• **RECORDED DATA**:
=======
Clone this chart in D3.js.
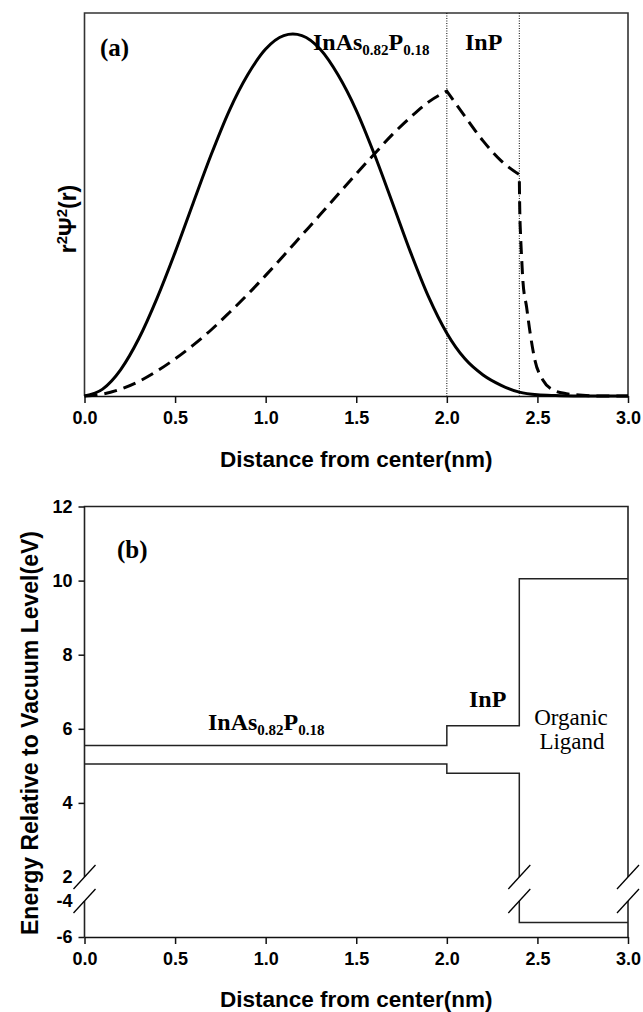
<!DOCTYPE html>
<html><head><meta charset="utf-8">
<script src="https://cdn.jsdelivr.net/npm/d3@7"></script>
<style>body{margin:0;background:#fff}svg{display:block}</style>
</head><body><svg id="c" width="643" height="1012"></svg>
<script>
// ---------- data ----------
const xTicks = [0, 0.5, 1.0, 1.5, 2.0, 2.5, 3.0];
// panel (a): r^2 psi^2(r), arbitrary units
const solidX = [0,0.1,0.2,0.3,0.4,0.5,0.6,0.7,0.8,0.9,1.0,1.1,1.15,1.2,1.3,1.4,1.5,1.6,1.7,1.8,1.9,2.0,2.1,2.2,2.3,2.4,2.5,2.6,2.7,2.8,3.0];
const solidY = [0,0.018,0.069,0.150,0.255,0.375,0.504,0.631,0.746,0.838,0.906,0.941,0.945,0.941,0.906,0.838,0.746,0.631,0.504,0.375,0.258,0.164,0.097,0.055,0.028,0.010,0.003,0.001,0,0,0];
const dashCoreX = [0,0.1,0.2,0.3,0.4,0.5,0.6,0.7,0.8,0.9,1.0,1.1,1.2,1.3,1.4,1.5,1.6,1.7,1.8,1.9,2.0];
const dashCoreY = [0,0.005,0.018,0.038,0.065,0.097,0.133,0.173,0.218,0.265,0.315,0.367,0.420,0.473,0.527,0.580,0.632,0.683,0.728,0.768,0.796];
const dashShellX = [2.0,2.1,2.2,2.3,2.4];
const dashShellY = [0.796,0.730,0.666,0.614,0.578];
const dashLigX = [2.4,2.402,2.407,2.413,2.42,2.44,2.46,2.486,2.53,2.586,2.66,2.75,2.85,3.0];
const dashLigY = [0.578,0.50,0.42,0.36,0.30,0.233,0.164,0.094,0.042,0.016,0.006,0.002,0,0];
const interfaces = [2.0, 2.4];
// panel (b): energy levels (eV)
const regionX = [0, 2.0, 2.4, 3.0];
const upperLevels = [5.55, 6.08, 10.05];
const lowerLevels = [5.05, 4.80, -5.2];
const energyTicks = [-6, -4, 2, 4, 6, 8, 10, 12];
const energyBreak = [-4, 2];

// ---------- layout ----------
const svg = d3.select("#c");
const L = 84.5, R = 628;
const sans = "'Liberation Sans', Arial, sans-serif";
const serif = "'Liberation Serif', 'Times New Roman', serif";
const ink = "#111";

const x = d3.scaleLinear().domain([0, 3]).range([L, R]);
const yA = d3.scaleLinear().domain([0, 1]).range([396, 13]);
const yB = d3.scaleLinear().domain([-6, -4, 2, 12]).range([937, 901, 877, 506.5]);

function xAxis(g, y0) {
  const ax = g.append("g").attr("transform", `translate(0,${y0})`)
    .call(d3.axisBottom(x).tickValues(xTicks).tickFormat(d3.format(".1f")).tickSize(7).tickSizeOuter(0).tickPadding(8));
  ax.select(".domain").attr("stroke", ink).attr("stroke-width", 1.6);
  ax.selectAll(".tick line").attr("stroke", ink).attr("stroke-width", 1.5);
  ax.selectAll(".tick text").attr("font-family", sans).attr("font-weight", "bold").attr("font-size", 18).attr("fill", "#000");
}

// ===== panel (a) =====
const a = svg.append("g");
a.append("path").attr("d", `M${x(0)},${yA(0)}V${yA(1)}H${x(3)}V${yA(0)}`)
  .attr("fill", "none").attr("stroke", "#333").attr("stroke-width", 1.6);
a.selectAll(".iface").data(interfaces).join("line")
  .attr("x1", d => x(d)).attr("x2", d => x(d)).attr("y1", yA(1)).attr("y2", yA(0))
  .attr("stroke", "#000").attr("stroke-width", 1).attr("stroke-dasharray", "1,1.5");
xAxis(a, yA(0));

const lineA = d3.line().x(d => x(d[0])).y(d => yA(d[1])).curve(d3.curveMonotoneX);
a.append("path").attr("d", lineA(d3.zip(solidX, solidY)))
  .attr("fill", "none").attr("stroke", "#000").attr("stroke-width", 3);
const p1 = lineA(d3.zip(dashCoreX, dashCoreY));
const p2 = lineA(d3.zip(dashShellX, dashShellY)).replace(/^M/, "L");
const p3 = lineA(d3.zip(dashLigX, dashLigY)).replace(/^M/, "L");
a.append("path").attr("d", p1 + p2 + p3)
  .attr("fill", "none").attr("stroke", "#000").attr("stroke-width", 3).attr("stroke-dasharray", "13,7");

a.append("text").attr("x", 100).attr("y", 56).attr("font-family", serif).attr("font-weight", "bold").attr("font-size", 25).text("(a)");
const ta = a.append("text").attr("x", 313).attr("y", 50).attr("font-family", serif).attr("font-weight", "bold").attr("font-size", 24);
ta.append("tspan").text("InAs");
ta.append("tspan").attr("font-size", 15).attr("dy", 5).text("0.82");
ta.append("tspan").attr("dy", -5).text("P");
ta.append("tspan").attr("font-size", 15).attr("dy", 5).text("0.18");
a.append("text").attr("x", 465).attr("y", 50).attr("font-family", serif).attr("font-weight", "bold").attr("font-size", 24).text("InP");

const yl = a.append("text").attr("transform", `translate(76,219) rotate(-90)`).attr("text-anchor", "middle")
  .attr("font-family", sans).attr("font-weight", "bold").attr("font-size", 23);
yl.append("tspan").text("r");
yl.append("tspan").attr("font-size", 15).attr("dy", -9).text("2");
yl.append("tspan").attr("dy", 9).text("Ψ");
yl.append("tspan").attr("font-size", 15).attr("dy", -9).text("2");
yl.append("tspan").attr("dy", 9).text("(r)");

a.append("text").attr("x", (L + R) / 2).attr("y", 467).attr("text-anchor", "middle")
  .attr("font-family", sans).attr("font-weight", "bold").attr("font-size", 22.5).text("Distance from center(nm)");

// ===== panel (b) =====
const b = svg.append("g");
const segLine = d3.line().x(d => x(d[0])).y(d => yB(d[1]));
const frameStroke = s => s.attr("fill", "none").attr("stroke", "#222").attr("stroke-width", 1.6);
b.append("path").attr("d", segLine([[0, energyBreak[1]], [0, 12], [3, 12], [3, energyBreak[1]]])).call(frameStroke);
b.append("path").attr("d", segLine([[0, energyBreak[0]], [0, -6]])).call(frameStroke);
b.append("path").attr("d", segLine([[3, energyBreak[0]], [3, -6]])).call(frameStroke);
xAxis(b, yB(-6));

const yAx = b.append("g").attr("transform", `translate(${L},0)`)
  .call(d3.axisLeft(yB).tickValues(energyTicks).tickFormat(d => String(d)).tickSize(6).tickSizeOuter(0).tickPadding(6));
yAx.select(".domain").remove();
yAx.selectAll(".tick line").attr("stroke", ink).attr("stroke-width", 1.5)
  .attr("visibility", d => energyBreak.includes(d) ? "hidden" : "visible");
yAx.selectAll(".tick text").attr("font-family", sans).attr("font-weight", "bold").attr("font-size", 18).attr("fill", "#000");

const upperPts = regionX.map((d, i) => [d, upperLevels[Math.min(i, upperLevels.length - 1)]]);
b.append("path").attr("d", d3.line().x(d => x(d[0])).y(d => yB(d[1])).curve(d3.curveStepAfter)(upperPts))
  .attr("fill", "none").attr("stroke", "#222").attr("stroke-width", 1.5);
const lowerPts1 = [[regionX[0], lowerLevels[0]], [regionX[1], lowerLevels[1]], [regionX[2], energyBreak[1]]];
b.append("path").attr("d", d3.line().x(d => x(d[0])).y(d => yB(d[1])).curve(d3.curveStepAfter)(lowerPts1))
  .attr("fill", "none").attr("stroke", "#222").attr("stroke-width", 1.5);
b.append("path").attr("d", segLine([[regionX[2], energyBreak[0]], [regionX[2], lowerLevels[2]], [regionX[3], lowerLevels[2]]]))
  .attr("fill", "none").attr("stroke", "#222").attr("stroke-width", 1.5);

const breakCols = [0, 2.4, 3.0];
const marks = [];
breakCols.forEach(c => energyBreak.forEach(v => marks.push([c, v])));
b.selectAll(".brk").data(marks).join("line")
  .attr("x1", d => x(d[0]) - 11).attr("y1", d => yB(d[1]) + 12)
  .attr("x2", d => x(d[0]) + 11).attr("y2", d => yB(d[1]) - 12)
  .attr("stroke", "#000").attr("stroke-width", 1.3);

b.append("text").attr("x", 117).attr("y", 558).attr("font-family", serif).attr("font-weight", "bold").attr("font-size", 25).text("(b)");
const tb = b.append("text").attr("x", 208).attr("y", 730).attr("font-family", serif).attr("font-weight", "bold").attr("font-size", 24);
tb.append("tspan").text("InAs");
tb.append("tspan").attr("font-size", 15).attr("dy", 5).text("0.82");
tb.append("tspan").attr("dy", -5).text("P");
tb.append("tspan").attr("font-size", 15).attr("dy", 5).text("0.18");
b.append("text").attr("x", 469).attr("y", 707).attr("font-family", serif).attr("font-weight", "bold").attr("font-size", 24).text("InP");
b.append("text").attr("x", 571).attr("y", 725).attr("text-anchor", "middle").attr("font-family", serif).attr("font-size", 23).text("Organic");
b.append("text").attr("x", 572).attr("y", 749).attr("text-anchor", "middle").attr("font-family", serif).attr("font-size", 23).text("Ligand");

b.append("text").attr("transform", `translate(38,733) rotate(-90)`).attr("text-anchor", "middle")
  .attr("font-family", sans).attr("font-weight", "bold").attr("font-size", 23).text("Energy Relative to Vacuum Level(eV)");
b.append("text").attr("x", (L + R) / 2).attr("y", 1007).attr("text-anchor", "middle")
  .attr("font-family", sans).attr("font-weight", "bold").attr("font-size", 22.5).text("Distance from center(nm)");
</script>
</body></html>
=======
Restate each line from the start of the listing through the line bearing "901, 877, 506.5]);" word for word. Drop the pictures.

Clone this chart in D3.js.
<!DOCTYPE html>
<html><head><meta charset="utf-8">
<script src="https://cdn.jsdelivr.net/npm/d3@7"></script>
<style>body{margin:0;background:#fff}svg{display:block}</style>
</head><body><svg id="c" width="643" height="1012"></svg>
<script>
// ---------- data ----------
const xTicks = [0, 0.5, 1.0, 1.5, 2.0, 2.5, 3.0];
// panel (a): r^2 psi^2(r), arbitrary units
const solidX = [0,0.1,0.2,0.3,0.4,0.5,0.6,0.7,0.8,0.9,1.0,1.1,1.15,1.2,1.3,1.4,1.5,1.6,1.7,1.8,1.9,2.0,2.1,2.2,2.3,2.4,2.5,2.6,2.7,2.8,3.0];
const solidY = [0,0.018,0.069,0.150,0.255,0.375,0.504,0.631,0.746,0.838,0.906,0.941,0.945,0.941,0.906,0.838,0.746,0.631,0.504,0.375,0.258,0.164,0.097,0.055,0.028,0.010,0.003,0.001,0,0,0];
const dashCoreX = [0,0.1,0.2,0.3,0.4,0.5,0.6,0.7,0.8,0.9,1.0,1.1,1.2,1.3,1.4,1.5,1.6,1.7,1.8,1.9,2.0];
const dashCoreY = [0,0.005,0.018,0.038,0.065,0.097,0.133,0.173,0.218,0.265,0.315,0.367,0.420,0.473,0.527,0.580,0.632,0.683,0.728,0.768,0.796];
const dashShellX = [2.0,2.1,2.2,2.3,2.4];
const dashShellY = [0.796,0.730,0.666,0.614,0.578];
const dashLigX = [2.4,2.402,2.407,2.413,2.42,2.44,2.46,2.486,2.53,2.586,2.66,2.75,2.85,3.0];
const dashLigY = [0.578,0.50,0.42,0.36,0.30,0.233,0.164,0.094,0.042,0.016,0.006,0.002,0,0];
const interfaces = [2.0, 2.4];
// panel (b): energy levels (eV)
const regionX = [0, 2.0, 2.4, 3.0];
const upperLevels = [5.55, 6.08, 10.05];
const lowerLevels = [5.05, 4.80, -5.2];
const energyTicks = [-6, -4, 2, 4, 6, 8, 10, 12];
const energyBreak = [-4, 2];

// ---------- layout ----------
const svg = d3.select("#c");
const L = 84.5, R = 628;
const sans = "'Liberation Sans', Arial, sans-serif";
const serif = "'Liberation Serif', 'Times New Roman', serif";
const ink = "#111";

const x = d3.scaleLinear().domain([0, 3]).range([L, R]);
const yA = d3.scaleLinear().domain([0, 1]).range([396, 13]);
const yB = d3.scaleLinear().domain([-6, -4, 2, 12]).range([937, 901, 877, 506.5]);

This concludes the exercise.